SMC NatGas Monthly Summary Report
Monthly Summary Report — Feb 1, 2020
A month ago in our Jan. 1, 2021 report, we noted that all anticipated market moves of the just-completed October-December pre-winter timeframe had played out very consistent with our seasonal expectations regarding the final move and meltdown low of $2.238 on December 28. As such, we concluded that we had transitioned into the anticipated first upward swing of the new January-March winter seasonal period and looked for it to be rather enduring.
As the month of January turned out, the actual market movement did begin with a good upward swing, and it was driven by forecasts for a change in the polar vortex that would position arctic air over Canada and have it ready for an arctic outbreak into the U.S. by late January. After this three-week upward swing had gone from $2.238 to $2.899 on January 12, forecasters were unable to spot the weather mechanism necessary to buckle the jet stream and deliver the arctic outbreak to the US. This has had the market dropping back down to $2.414 on January 22 and then consolidating in the $2.414-$2.773 range the past two weeks while weather forecasters continue to watch for the mechanism.
On a continuation basis, the prompt month NYMEX natural gas futures contract opened the calendar month of January at $2.626 and rose to the high of the month at 2.899 on January 12. It then fell to the low of the month at $2.414 on January and ended the month about 8 cents below where it started, at $2.564.

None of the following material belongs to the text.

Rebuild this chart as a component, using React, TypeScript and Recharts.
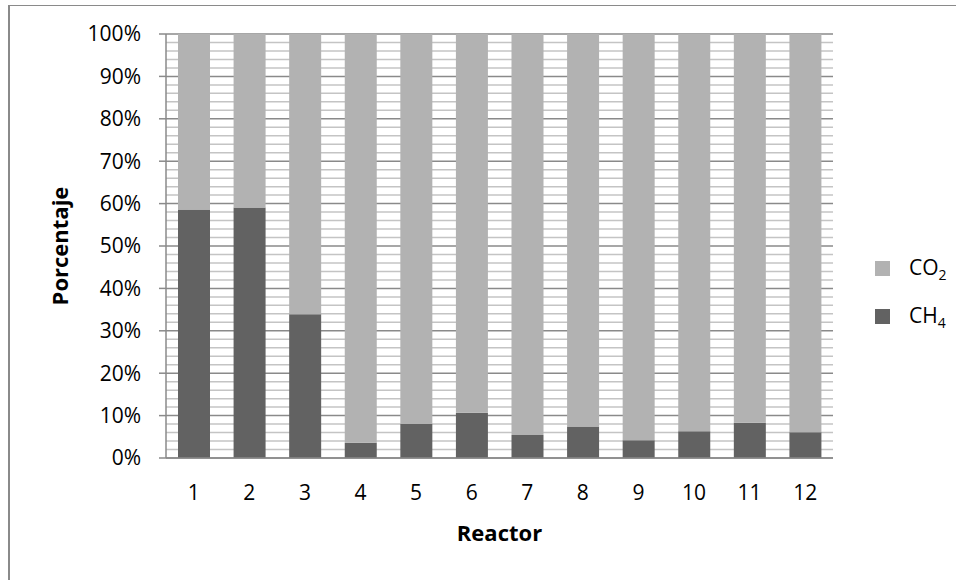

- Supportive: sup/dem balance; weather
- Neutral: storage; cash; oil; tech considerations
- Negative: seasonal cycles
As winter seasonal movement is turning out, a first winter seasonal swing usually endures until market participants see signs that the coldest part of the winter is past. In most years, this occurs after a good cold spell in January and when the first February warm spell is spotted. This year, we have had an odd situation where we really haven’t seen any good arctic cold in January, but with the polar vortex now poised in Canada, there is still a possibility to see the coldest weather of the winter later on in February.
With this year’s odd weather situation, we are not inclined to completely give up on our first upward swing quite yet and will thus wait another week to see if the arctic push into the Western states in a couple of weeks will be strong and enduring enough to bring our forst swing back to life in dramatic fashion.
As to the coming week, the NYMEX natural gas futures market is currently resting about 12 cents higher than the previous week, at $2.564. This is after a week in which weather forecasts again promoted the possibility of an Arctic outbreak and had the market recovering all the previous week’s losses, only to have it fall back on Friday as both supply/demand and the extent of the arctic cold looked questionable. Looking ahead, it appears we will need to see renewed tightness in the supply/demand and some certainty of a significant Arctic outbreak if the market is to break upward and out from our two weeks of pullback and consolidation.